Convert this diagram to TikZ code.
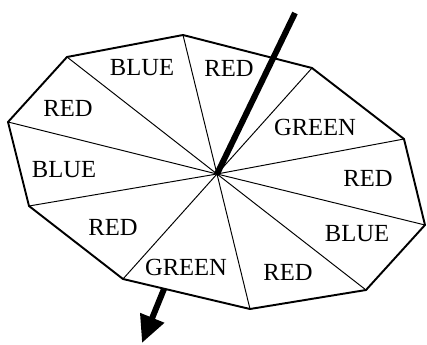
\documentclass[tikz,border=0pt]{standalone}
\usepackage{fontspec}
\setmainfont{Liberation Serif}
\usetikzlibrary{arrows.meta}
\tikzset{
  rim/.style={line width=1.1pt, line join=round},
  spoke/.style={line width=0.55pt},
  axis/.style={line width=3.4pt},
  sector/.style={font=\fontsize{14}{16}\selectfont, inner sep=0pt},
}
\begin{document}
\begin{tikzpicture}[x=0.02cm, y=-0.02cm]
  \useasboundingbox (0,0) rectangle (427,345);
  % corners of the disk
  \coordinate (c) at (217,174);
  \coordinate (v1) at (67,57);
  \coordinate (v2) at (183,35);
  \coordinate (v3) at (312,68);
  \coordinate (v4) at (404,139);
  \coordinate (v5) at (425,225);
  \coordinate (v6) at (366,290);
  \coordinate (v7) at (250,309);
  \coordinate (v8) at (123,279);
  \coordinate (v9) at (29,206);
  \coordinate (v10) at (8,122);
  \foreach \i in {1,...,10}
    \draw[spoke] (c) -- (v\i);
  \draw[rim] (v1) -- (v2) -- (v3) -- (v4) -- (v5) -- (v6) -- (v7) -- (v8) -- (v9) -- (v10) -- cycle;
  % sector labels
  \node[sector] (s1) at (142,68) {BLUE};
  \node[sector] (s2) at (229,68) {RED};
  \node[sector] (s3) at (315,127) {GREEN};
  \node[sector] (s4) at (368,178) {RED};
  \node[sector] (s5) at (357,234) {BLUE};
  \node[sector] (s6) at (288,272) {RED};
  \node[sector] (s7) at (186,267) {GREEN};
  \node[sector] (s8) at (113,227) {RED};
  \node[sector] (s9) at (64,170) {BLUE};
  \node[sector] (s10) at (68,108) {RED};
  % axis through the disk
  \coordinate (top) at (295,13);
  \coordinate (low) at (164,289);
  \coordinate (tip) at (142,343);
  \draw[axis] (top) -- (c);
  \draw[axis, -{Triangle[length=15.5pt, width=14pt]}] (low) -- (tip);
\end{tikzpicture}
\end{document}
* * *
* _Job_:
Without the pictures, output the full listing exactly as it stands.

* _Exercise response_:
Convert this diagram to TikZ code.
\documentclass[tikz,border=0pt]{standalone}
\usepackage{fontspec}
\setmainfont{Liberation Serif}
\usetikzlibrary{arrows.meta}
\tikzset{
  rim/.style={line width=1.1pt, line join=round},
  spoke/.style={line width=0.55pt},
  axis/.style={line width=3.4pt},
  sector/.style={font=\fontsize{14}{16}\selectfont, inner sep=0pt},
}
\begin{document}
\begin{tikzpicture}[x=0.02cm, y=-0.02cm]
  \useasboundingbox (0,0) rectangle (427,345);
  % corners of the disk
  \coordinate (c) at (217,174);
  \coordinate (v1) at (67,57);
  \coordinate (v2) at (183,35);
  \coordinate (v3) at (312,68);
  \coordinate (v4) at (404,139);
  \coordinate (v5) at (425,225);
  \coordinate (v6) at (366,290);
  \coordinate (v7) at (250,309);
  \coordinate (v8) at (123,279);
  \coordinate (v9) at (29,206);
  \coordinate (v10) at (8,122);
  \foreach \i in {1,...,10}
    \draw[spoke] (c) -- (v\i);
  \draw[rim] (v1) -- (v2) -- (v3) -- (v4) -- (v5) -- (v6) -- (v7) -- (v8) -- (v9) -- (v10) -- cycle;
  % sector labels
  \node[sector] (s1) at (142,68) {BLUE};
  \node[sector] (s2) at (229,68) {RED};
  \node[sector] (s3) at (315,127) {GREEN};
  \node[sector] (s4) at (368,178) {RED};
  \node[sector] (s5) at (357,234) {BLUE};
  \node[sector] (s6) at (288,272) {RED};
  \node[sector] (s7) at (186,267) {GREEN};
  \node[sector] (s8) at (113,227) {RED};
  \node[sector] (s9) at (64,170) {BLUE};
  \node[sector] (s10) at (68,108) {RED};
  % axis through the disk
  \coordinate (top) at (295,13);
  \coordinate (low) at (164,289);
  \coordinate (tip) at (142,343);
  \draw[axis] (top) -- (c);
  \draw[axis, -{Triangle[length=15.5pt, width=14pt]}] (low) -- (tip);
\end{tikzpicture}
\end{document}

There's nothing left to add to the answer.